DENVER – Former Virginia governor and current U.S. Senate candidate Mark Warner called for a new era of government where “old partisanship gives way to new ideas” during his keynote address at the Democratic National Convention Tuesday night.
Speaking at an event where many speakers have chastised Republican politicians, Warner’s address had a more conciliatory tone.
“If an idea works, it really doesn’t matter if it has an “R” or a “D” next to it,” he said. “This election isn’t about liberal versus conservative. It’s not about left versus right. It’s about future versus the past.”
Warner, 53, expressed confidence in Sen. Barack Obama’s ability to lead the nation.
“We need a president who understands the world today,” he said to the capacity crowd at the Pepsi Center. “We need Barack Obama as the next president of the United States.”
The Democrats’ selection of Warner, Virginia governor from 2002-2006, as keynote speaker, is a reminder of Virginia’s importance as a battleground state this year.
Virginia has not voted for a Democratic candidate since Lyndon Johnson in 1964.
But Democrats are placing great importance on Virginia and its 13 electoral votes – the 12th-most of any state – because the state is in play this year. An August 13, poll by Rasmussen Reports shows Obama with a one-point lead in Virginia – 46 percent to 45 percent – over Sen. John McCain.
The competitiveness of the Virginia race may also have an effect on Maryland and Washington. The Obama campaign is airing more ads in the state than presidential campaigns in years past, many of which are being seen in Maryland and the district.
“It will heighten Democratic turnout,” said David Paulson, press director for the Maryland Democratic Party.
In Virginia, Warner enjoyed an 80 percent approval rating during his term as governor. This November, he is expected to win the Senate seat vacated by Sen. John Warner (no relation), the 81-year-old Virginia Republican who chose not to seek a sixth term.
An August 14 Rasmussen poll shows Mark Warner leading by 26 percentage points over Republican candidate Jim Gilmore, who preceded him as governor from 1998-2002. Virginia’s governors are only allowed to serve one term.
Jared Leopold, the Democratic Party of Virginia’s campaign communications director, believes Warner will continue the string of victories led by the elections of Gov. Tim Kaine in 2005 and U.S. Sen. Jim Webb in 2006.
“We’ve clearly seen at this point the leadership that Virginia Democrats bring,” Leopold said. “And part of the leadership is working across party lines.”
A Warner victory would allow Democrats to gain an additional seat in the Senate, where they already hold 51 of 100 seats. Ron Walters, a government and politics professor at the University of Maryland, said the effect could be significant.
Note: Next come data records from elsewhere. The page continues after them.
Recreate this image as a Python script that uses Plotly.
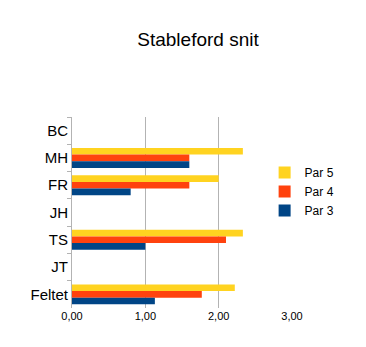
import plotly.graph_objects as go

categories = ["BC", "MH", "FR", "JH", "TS", "JT", "Feltet"]
par5 = [None, 2.33, 2.0, None, 2.33, None, 2.22]
par4 = [None, 1.6, 1.6, None, 2.1, None, 1.77]
par3 = [None, 1.6, 0.8, None, 1.0, None, 1.13]
series_names = ["Par 5", "Par 4", "Par 3"]
colors = ["#FFD320", "#FF420E", "#004586"]
x_ticks = [0, 1, 2, 3]

fig = go.Figure()
for name, vals, col in zip(series_names, [par5, par4, par3], colors):
    fig.add_trace(go.Bar(y=categories, x=vals, name=name, orientation="h",
                         marker=dict(color=col, line=dict(width=0))))

fig.update_layout(
    width=366, height=347,
    margin=dict(l=72, r=74, t=117, b=39, autoexpand=False),
    paper_bgcolor="white", plot_bgcolor="white",
    barmode="group", bargap=0.27, bargroupgap=0,
    separators=",.",
    font=dict(family="Liberation Sans, Arial, sans-serif", color="#000000"),
    title=dict(text="Stableford snit", x=198/366, xanchor="center",
               y=1-39/347, yanchor="middle",
               font=dict(size=19, color="#000000")),
    legend=dict(xref="container", yref="container",
                x=0.723, y=0.545, xanchor="left", yanchor="top",
                traceorder="normal", font=dict(size=12),
                itemwidth=30, tracegroupgap=2, bgcolor="rgba(0,0,0,0)"),
    xaxis=dict(range=[0, 3], tickvals=x_ticks, tickformat=".2f",
               showgrid=True, gridcolor="#b3b3b3", gridwidth=1,
               zeroline=False, showline=False, ticks="",
               tickfont=dict(size=11), fixedrange=True),
    yaxis=dict(categoryorder="array", categoryarray=categories,
               autorange="reversed", showgrid=False, zeroline=False,
               showline=True, linecolor="#b3b3b3", linewidth=1,
               ticks="outside", tickson="boundaries", ticklen=4,
               tickcolor="#b3b3b3", tickfont=dict(size=15)),
)

fig.write_html("out.html")
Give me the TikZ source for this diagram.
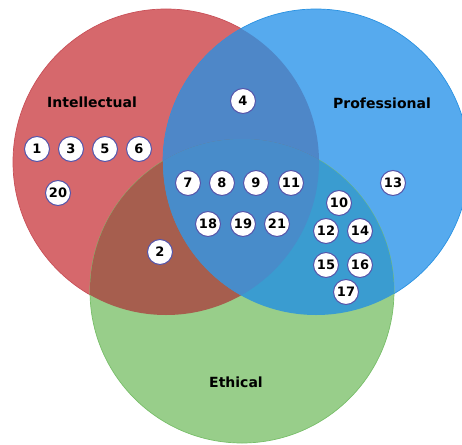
\documentclass[tikz,border=0pt]{standalone}
\usepackage{fontspec}
\setmainfont{DejaVu Sans}
\definecolor{cRed}{RGB}{214,104,108}
\definecolor{cRedE}{RGB}{200,80,88}
\definecolor{cBlue}{RGB}{86,170,238}
\definecolor{cBlueE}{RGB}{40,145,225}
\definecolor{cGreen}{RGB}{152,206,138}
\definecolor{cGreenE}{RGB}{120,190,105}
\definecolor{cRB}{RGB}{78,135,200}
\definecolor{cRG}{RGB}{166,94,78}
\definecolor{cBG}{RGB}{58,156,208}
\definecolor{cRBG}{RGB}{72,140,202}
\definecolor{numE}{RGB}{85,85,170}
\tikzset{
  num/.style={circle,draw=numE,line width=1pt,fill=white,minimum size=25pt,inner sep=0pt,font=\fontsize{13}{13}\bfseries},
  setlbl/.style={font=\fontsize{14}{14}\bfseries,text=black}
}
\begin{document}
\begin{tikzpicture}[x=1pt,y=-1pt]
\useasboundingbox (0,0) rectangle (462,444);
\coordinate (cR) at (166,162);
\coordinate (cB) at (316,162);
\coordinate (cG) at (242,291);
\def\rr{153pt}
\def\rg{152pt}
% base circles
\fill[cRed,draw=cRedE,line width=0.7pt] (cR) circle[radius=\rr];
\fill[cBlue,draw=cBlueE,line width=0.7pt] (cB) circle[radius=\rr];
\fill[cGreen,draw=cGreenE,line width=0.7pt] (cG) circle[radius=\rg];
% pairwise overlaps
\begin{scope}
  \clip (cR) circle[radius=\rr];
  \fill[cRB] (cB) circle[radius=\rr];
  \fill[cRG] (cG) circle[radius=\rg];
\end{scope}
\begin{scope}
  \clip (cB) circle[radius=\rr];
  \fill[cBG] (cG) circle[radius=\rg];
\end{scope}
\begin{scope}
  \clip (cR) circle[radius=\rr];
  \clip (cB) circle[radius=\rr];
  \fill[cRBG] (cG) circle[radius=\rg];
\end{scope}
% labels
\node[setlbl] (lI) at (92,102) {Intellectual};
\node[setlbl] (lP) at (382,103) {Professional};
\node[setlbl] (lE) at (236,382) {Ethical};
% numbers
\node[num] (n1) at (37,149) {1};
\node[num] (n3) at (71,149) {3};
\node[num] (n5) at (105,149) {5};
\node[num] (n6) at (139,149) {6};
\node[num] (n20) at (58,193) {20};
\node[num] (n4) at (243,101) {4};
\node[num] (n7) at (188,183) {7};
\node[num] (n8) at (222,183) {8};
\node[num] (n9) at (256,183) {9};
\node[num] (n11) at (291,183) {11};
\node[num] (n18) at (208,224) {18};
\node[num] (n19) at (243,224) {19};
\node[num] (n21) at (277,224) {21};
\node[num] (n2) at (160,252) {2};
\node[num] (n13) at (393,183) {13};
\node[num] (n10) at (339,203) {10};
\node[num] (n12) at (326,231) {12};
\node[num] (n14) at (360,231) {14};
\node[num] (n15) at (326,265) {15};
\node[num] (n16) at (360,265) {16};
\node[num] (n17) at (346,292) {17};
\end{tikzpicture}
\end{document}
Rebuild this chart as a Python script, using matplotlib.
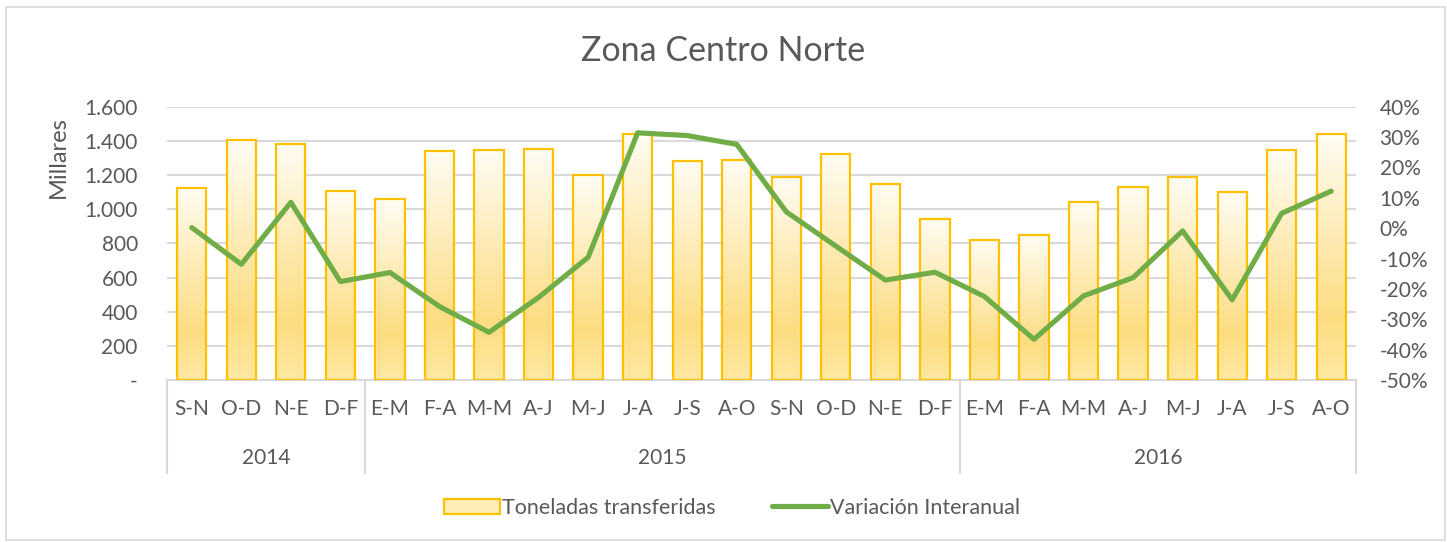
import matplotlib.pyplot as plt
import numpy as np
from matplotlib.colors import LinearSegmentedColormap
from matplotlib.patches import Rectangle, Patch
from matplotlib.lines import Line2D
from matplotlib.ticker import FuncFormatter

plt.rcParams['font.family'] = ['Lato', 'DejaVu Sans']

meses = ["S-N", "O-D", "N-E", "D-F",
         "E-M", "F-A", "M-M", "A-J", "M-J", "J-A", "J-S", "A-O", "S-N", "O-D", "N-E", "D-F",
         "E-M", "F-A", "M-M", "A-J", "M-J", "J-A", "J-S", "A-O"]
anios = ["2014", "2015", "2016"]
n_por_anio = [4, 12, 8]
toneladas = [1126, 1403, 1382, 1107, 1058, 1339, 1347, 1352, 1198, 1440, 1282, 1286,
             1188, 1325, 1148, 944, 818, 847, 1044, 1130, 1187, 1101, 1345, 1440]
variacion = [0.2, -11.9, 8.5, -17.6, -14.6, -25.8, -34.3, -22.8, -9.6, 31.4, 30.5, 27.6,
             5.4, -5.9, -17.1, -14.5, -22.5, -36.6, -22.3, -16.3, -0.9, -23.6, 4.9, 12.2]

gris = "#595959"
linea = "#D9D9D9"
oro = "#FFC000"
verde = "#70AD47"

fig = plt.figure(figsize=(14.47, 5.42), dpi=100)
fig.patches.append(Rectangle((6/1447, 0.004), 1439/1447, 1 - 7/542 - 0.004, transform=fig.transFigure,
                             fill=False, edgecolor=linea, lw=1.2))
ax = fig.add_axes([167/1447, 1 - 380/542, (1356 - 167)/1447, (380 - 106.7)/542])

x = np.arange(len(meses))
w = 0.59
cmap = LinearSegmentedColormap.from_list("oro", [(0, "#FFE8A2"), (0.25, "#FDDD82"), (1, "#FFFCF3")])
grad = np.linspace(0, 1, 256).reshape(-1, 1)
for xi, h in zip(x, toneladas):
    ax.imshow(grad, extent=[xi - w/2, xi + w/2, 0, h], origin="lower", cmap=cmap,
              aspect="auto", zorder=2)
    ax.add_patch(Rectangle((xi - w/2, 0), w, h, fill=False, edgecolor=oro, lw=1.6, zorder=3))

ax.set_xlim(-0.5, len(meses) - 0.5)
ax.set_ylim(0, 1600)
ax.set_yticks(np.arange(0, 1601, 200))
ax.yaxis.set_major_formatter(FuncFormatter(lambda v, p: "-" if v == 0 else f"{int(v):,}".replace(",", ".")))
ax.grid(axis="y", color=linea, lw=1.5, zorder=0)
ax.set_axisbelow(True)
for s in ["top", "left", "right"]:
    ax.spines[s].set_visible(False)
ax.spines["bottom"].set_color(linea)
ax.spines["bottom"].set_linewidth(1.5)
ax.tick_params(axis="y", length=0, pad=21, labelsize=15, labelcolor=gris)
ax.set_xticks(x)
ax.set_xticklabels(meses)
ax.tick_params(axis="x", length=0, pad=14, labelsize=15, labelcolor=gris)

# segundo nivel de categorias (años)
inicio = -0.5
tr = ax.get_xaxis_transform()
ax.plot([inicio, inicio], [0, -0.34], transform=tr, color=linea, lw=1.5, clip_on=False)
for anio, n in zip(anios, n_por_anio):
    fin = inicio + n
    ax.text((inicio + fin) / 2, -0.285, anio, transform=tr, ha="center", va="center",
            fontsize=15, color=gris)
    ax.plot([fin, fin], [0, -0.34], transform=tr, color=linea, lw=1.5, clip_on=False)
    inicio = fin

ax2 = ax.twinx()
ax2.plot(x, np.array(variacion) / 100, color=verde, lw=3.7, solid_capstyle="round",
         solid_joinstyle="round", zorder=4)
ax2.set_ylim(-0.5, 0.4)
ax2.set_yticks(np.arange(-0.5, 0.41, 0.1))
ax2.yaxis.set_major_formatter(FuncFormatter(lambda v, p: f"{round(v*100):d}%"))
ax2.tick_params(axis="y", length=0, pad=17, labelsize=15, labelcolor=gris)
for s in ax2.spines.values():
    s.set_visible(False)

fig.text(0.5, 1 - 51/542, "Zona Centro Norte", ha="center", va="center", fontsize=24.5, color=gris)
fig.text(58/1447, 1 - 157/542, "Millares", ha="center", va="center", rotation=90,
         fontsize=17, color=gris)

handles = [Patch(facecolor="#FEEDB8", edgecolor=oro, lw=1.6),
           Line2D([0], [0], color=verde, lw=3.7, solid_capstyle="round")]
fig.legend(handles, ["Toneladas transferidas", "Variación Interanual"], loc="center",
           bbox_to_anchor=(0.506, 1 - 508/542), ncol=2, frameon=False, fontsize=15.5,
           labelcolor=gris, handlelength=2.6, handletextpad=0.1, columnspacing=2.6)

fig.savefig("out.png", dpi=100)
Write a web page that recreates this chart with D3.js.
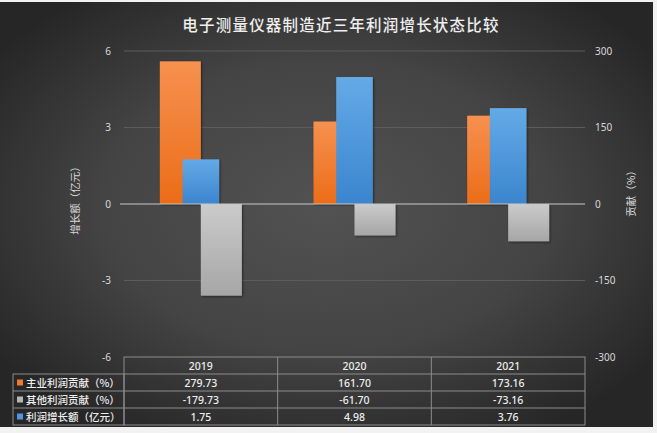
<!DOCTYPE html>
<html><head><meta charset="utf-8">
<script src="https://cdn.jsdelivr.net/npm/d3@7"></script>
<style>
html,body{margin:0;padding:0;background:#f2f2f2;}
svg{display:block;font-family:"Noto Sans CJK SC","Noto Sans",sans-serif;}
</style></head>
<body>
<svg id="chart" width="657" height="433"></svg>
<script>
const title = "电子测量仪器制造近三年利润增长状态比较";
const years = ["2019", "2020", "2021"];
const mainContribution = [279.73, 161.70, 173.16];
const otherContribution = [-179.73, -61.70, -73.16];
const growth = [1.75, 4.98, 3.76];
const leftTicks = [-6, -3, 0, 3, 6];
const rightTicks = [-300, -150, 0, 150, 300];
const seriesNames = ["主业利润贡献（%）", "其他利润贡献（%）", "利润增长额（亿元）"];
const leftAxisTitle = "增长额（亿元）";
const rightAxisTitle = "贡献（%）";

const svg = d3.select("#chart");
const plot = {l: 124, r: 585, t: 51, b: 357};
const rowH = 17;

const defs = svg.append("defs");
const bg = defs.append("radialGradient").attr("id","bg").attr("cx","50%").attr("cy","48%").attr("r","62%");
bg.append("stop").attr("offset","0%").attr("stop-color","#525252");
bg.append("stop").attr("offset","55%").attr("stop-color","#444444");
bg.append("stop").attr("offset","100%").attr("stop-color","#262626");
function lin(id, c1, c2){
  const g = defs.append("linearGradient").attr("id",id).attr("x1",0).attr("y1",0).attr("x2",0).attr("y2",1);
  g.append("stop").attr("offset","0%").attr("stop-color",c1);
  g.append("stop").attr("offset","100%").attr("stop-color",c2);
}
lin("gOrange","#f6914f","#ec6c18");
lin("gGray","#cbcbcb","#a6a6a6");
lin("gBlue","#64aae6","#3b85cf");
const sh = defs.append("filter").attr("id","sh").attr("x","-20%").attr("y","-20%").attr("width","140%").attr("height","140%");
sh.append("feDropShadow").attr("dx",1).attr("dy",1).attr("stdDeviation",1.2).attr("flood-color","#000").attr("flood-opacity",0.5);

svg.append("rect").attr("x",0).attr("y",2).attr("width",653).attr("height",425).attr("fill","url(#bg)");

const x = d3.scaleBand().domain(years).range([plot.l, plot.r]).padding(0);
const yL = d3.scaleLinear().domain([-6, 6]).range([plot.b, plot.t]);
const yR = d3.scaleLinear().domain([-300, 300]).range([plot.b, plot.t]);
const xPair = d3.scaleBand().domain(["main","other"]).range([0, x.bandwidth()]).paddingInner(0).paddingOuter(0.874);
const xSingle = d3.scaleBand().domain(["growth"]).range([0, x.bandwidth()]).paddingInner(0).paddingOuter(1.6);
const num = d => String(d);

svg.append("g").selectAll("line").data(leftTicks.filter(d => d !== 0 && d !== -6)).join("line")
  .attr("x1", plot.l).attr("x2", plot.r)
  .attr("y1", d => yL(d)).attr("y2", d => yL(d))
  .attr("stroke", "#5c5c5c").attr("stroke-width", 1);

const axL = svg.append("g").attr("transform", `translate(${plot.l - 13},0)`)
  .call(d3.axisLeft(yL).tickValues(leftTicks).tickFormat(num).tickSize(0).tickPadding(0));
axL.select(".domain").remove();
axL.selectAll("text").attr("fill","#d8d8d8").style("font-size","10px").style("font-family","'Noto Sans','Liberation Sans',sans-serif");

const axR = svg.append("g").attr("transform", `translate(${plot.r + 10},0)`)
  .call(d3.axisRight(yR).tickValues(rightTicks).tickFormat(num).tickSize(0).tickPadding(0));
axR.select(".domain").remove();
axR.selectAll("text").attr("fill","#d8d8d8").style("font-size","10px").style("font-family","'Noto Sans','Liberation Sans',sans-serif");

const bars = svg.append("g").attr("filter","url(#sh)");
bars.selectAll(".main").data(years).join("rect").attr("class","main")
  .attr("x", d => x(d) + xPair("main"))
  .attr("width", xPair.bandwidth())
  .attr("y", (d,i) => yR(Math.max(0, mainContribution[i])))
  .attr("height", (d,i) => Math.abs(yR(mainContribution[i]) - yR(0)))
  .attr("fill","url(#gOrange)");
bars.selectAll(".other").data(years).join("rect").attr("class","other")
  .attr("x", d => x(d) + xPair("other"))
  .attr("width", xPair.bandwidth())
  .attr("y", (d,i) => yR(Math.max(0, otherContribution[i])))
  .attr("height", (d,i) => Math.abs(yR(otherContribution[i]) - yR(0)))
  .attr("fill","url(#gGray)");
bars.selectAll(".growth").data(years).join("rect").attr("class","growth")
  .attr("x", d => x(d) + xSingle("growth"))
  .attr("width", xSingle.bandwidth())
  .attr("y", (d,i) => yL(Math.max(0, growth[i])))
  .attr("height", (d,i) => Math.abs(yL(growth[i]) - yL(0)))
  .attr("fill","url(#gBlue)");

svg.append("line").attr("x1", plot.l - 4).attr("x2", plot.r)
  .attr("y1", yL(0)).attr("y2", yL(0)).attr("stroke","#c8c8c8").attr("stroke-width",1);

svg.append("text").attr("x", 341).attr("y", 31).attr("text-anchor","middle")
  .attr("fill","#eeeeee").style("font-size","15.5px").style("font-weight","500").style("letter-spacing","1.2px")
  .text(title);

svg.append("text").attr("transform", `translate(79,198) rotate(-90)`).attr("text-anchor","middle")
  .attr("fill","#d8d8d8").style("font-size","10.5px").text(leftAxisTitle);
svg.append("text").attr("transform", `translate(635,191) rotate(-90)`).attr("text-anchor","middle")
  .attr("fill","#d8d8d8").style("font-size","10.5px").text(rightAxisTitle);

const table = svg.append("g");
const tTop = plot.b;
const labelLeft = 13;
const borderCol = "#8c8c8c";
table.append("rect").attr("x", plot.l).attr("y", tTop).attr("width", plot.r - plot.l).attr("height", rowH * 4)
  .attr("fill","none").attr("stroke",borderCol);
table.append("rect").attr("x", labelLeft).attr("y", tTop + rowH).attr("width", plot.l - labelLeft).attr("height", rowH * 3)
  .attr("fill","none").attr("stroke",borderCol);
[1,2,3].forEach(r => {
  table.append("line").attr("x1", r === 1 ? plot.l : labelLeft).attr("x2", plot.r)
    .attr("y1", tTop + r*rowH).attr("y2", tTop + r*rowH).attr("stroke",borderCol);
});
years.slice(1).forEach(yr => {
  table.append("line").attr("x1", x(yr)).attr("x2", x(yr)).attr("y1", tTop).attr("y2", tTop + 4*rowH).attr("stroke",borderCol);
});
const txtStyle = s => s.attr("fill","#eeeeee").style("font-size","10.5px").style("font-weight","500");
table.selectAll(".yr").data(years).join("text").attr("class","yr")
  .attr("x", d => x(d) + x.bandwidth()/2).attr("y", tTop + rowH/2 + 4).attr("text-anchor","middle")
  .call(txtStyle).style("font-family","'Noto Sans',sans-serif").text(d => d);
const rows = [mainContribution, otherContribution, growth];
const colors = ["#ef7a2e","#b5b5b5","#4f97dd"];
rows.forEach((vals, r) => {
  const cy = tTop + (r+1)*rowH + rowH/2;
  table.append("rect").attr("x", 17).attr("y", cy - 3).attr("width", 6).attr("height", 6).attr("fill", colors[r]);
  table.append("text").attr("x", 26).attr("y", cy + 4).call(txtStyle).text(seriesNames[r]);
  table.selectAll(".v"+r).data(years).join("text").attr("class","v"+r)
    .attr("x", d => x(d) + x.bandwidth()/2).attr("y", cy + 4).attr("text-anchor","middle")
    .call(txtStyle).style("font-family","'Noto Sans',sans-serif").text((d,i) => vals[i].toFixed(2));
});
</script>
</body></html>
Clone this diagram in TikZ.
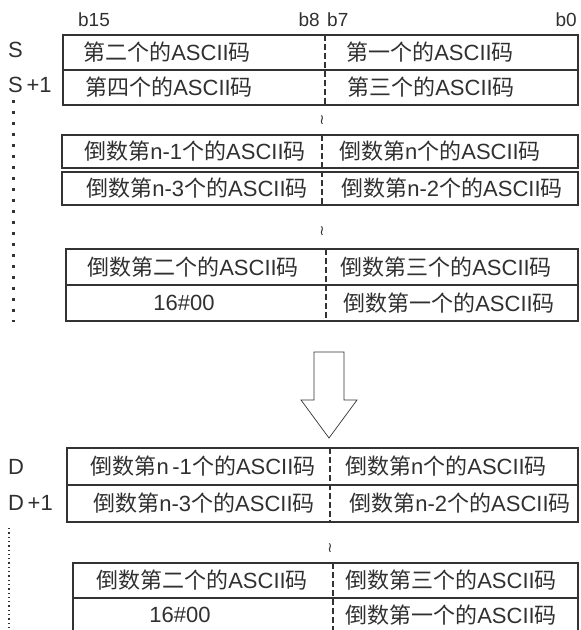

“The problem that [Democrats] had this last session was that the Republicans could keep them from mustering 60 votes,” said Walters, referring to the number needed to break a filibuster. “If you have expanded numbers in the Senate and the House, it means that there’s far more of a chance of passing a change agenda.”
Before winning the governorship, Warner had no experience as an elected official. He was a Democratic National Committee fundraiser from 1980-1982, managed Douglas Wilder’s successful campaign for governor of Virginia in 1989 and served as state Democratic Party chairman from 1993-1995.
He lost the 1996 U.S. Senate race to Sen. John Warner, then seeking his fourth term in office.
In 2001, Mark Warner ran for governor and defeated former state Attorney General Mark Earley. His victory was partly credited to David “Mudcat” Saunders, Warner’s colorful adviser who helped him win over some Republican voters with an unconventional approach.
Warner’s was one of the first Democratic campaigns to actively court “NASCAR dads,” socially conservative southern white men who typically vote Republican.
The Warner campaign eschewed hot-button social issues like abortion and gay marriage and instead focused on the more practical concerns of blue-collar families, like health care, education and employment.
During his speech, Warner emphasized his ability as governor to work with a majority Republican legislature and drew parallels between the situation he faced and the current one in Washington.
“When I became governor, this is what Virginia faced – a massive budget shortfall, an economy that wasn’t moving, gridlock in the capital. Sound familiar?” he said. “We have only one shot to get it right. And we know these new times demand new thinking.”